Nitrates and nitrites are also common nitrogenous compounds found both in nature and in industrial processes. They are anions of nitric and nitrous acids (respectively) and their salts. Nitrates are also artificial fertilizers that are readily taken up by plants, especially as the ammonium salt, ammonium nitrate. In lakes and streams, they can lead to overpopulation of algaes. The Top Fin kit has tests for both.
Before I get into the Griess reaction, which is commonly used to test for nitrites, I need to explain "aromatics". When I use that word, most people are going to think "something that smells nice." Chemists think something else. The two meanings do overlap. Many nice smelling (and colorful!) Substances are also aromatic compounds, but there are aromatics (like the number one aromatic, benzene) that most people would say smells unpleasant.
Aromatics have this ring structure somewhere in their molecule.
That's benzene, six carbon atoms (the six gray balls) bonded to six hydrogen atoms (the white balls). Other atoms and collections of atoms can take the place of one or more hydrogen.

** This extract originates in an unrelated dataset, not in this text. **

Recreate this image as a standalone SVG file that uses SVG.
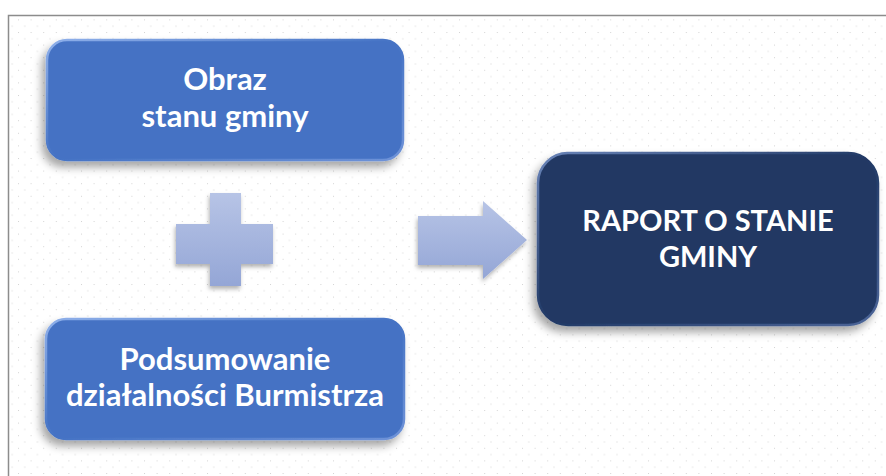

The Griess reaction is used to being and two of these rings together.
Start with an aromatic compounds with an amide group replacing one of the hydrogens. In our case, it's probably sulfanilamide.
The nitrogen with two hydrogens at the bottom is the amide group we want to target. A nitrite ion will knock the two hydrogens of the amide group off to form a diazo group (just two nitrogens) and the whole molecule becomes a positively charged ion waiting to react with something....it likes the carbons in an aromatic ring.
In the Griess test, we want an end result that's brightly colored....an azo dye. One common aromatic reactant, and probably the one in the Top Fin kit, is N-(1-naphthyl)ethylenediamine. It's a big word, but the stick diagram is rather pretty.
The carbon just opposite the tail on this molecule.... that's where the diazo group latches on. The result is this dye.
It's purple. The more nitrite is present, the more of the two aromatic compounds get stuck together and the more purple the solution becomes.
What about the water in Little Dry Creek (and in my drinking water)? There was no nitrite in our tap water and the creek had a tiny, but consistent amount at all three sites, 0.1 parts per million, which is about 0.1 milligram in a liter of creek water. The Environmental Protection Agency's maximum contaminant level goal for nitrites in drinking water is 3.3 mg/L.
The nitrate test seems to be the same Griess reaction used for the nitrite test except the nitrates gave to be reduced to nitrite (with concentrated hydrochloric acid and a witches' brew of other substances). It used sulfanilamide but I couldn't find what it was reacted with to give a red color.
The test didn't indicate any nitrate in our drinking water or at the spring but the creek had picked up 5 parts per million of nitrate by site 2 and that concentration continued at least to site 3.
EPA maximum contaminant goal for nitrate is pretty high, 44 mg/L, so the creek is okay for nitrates.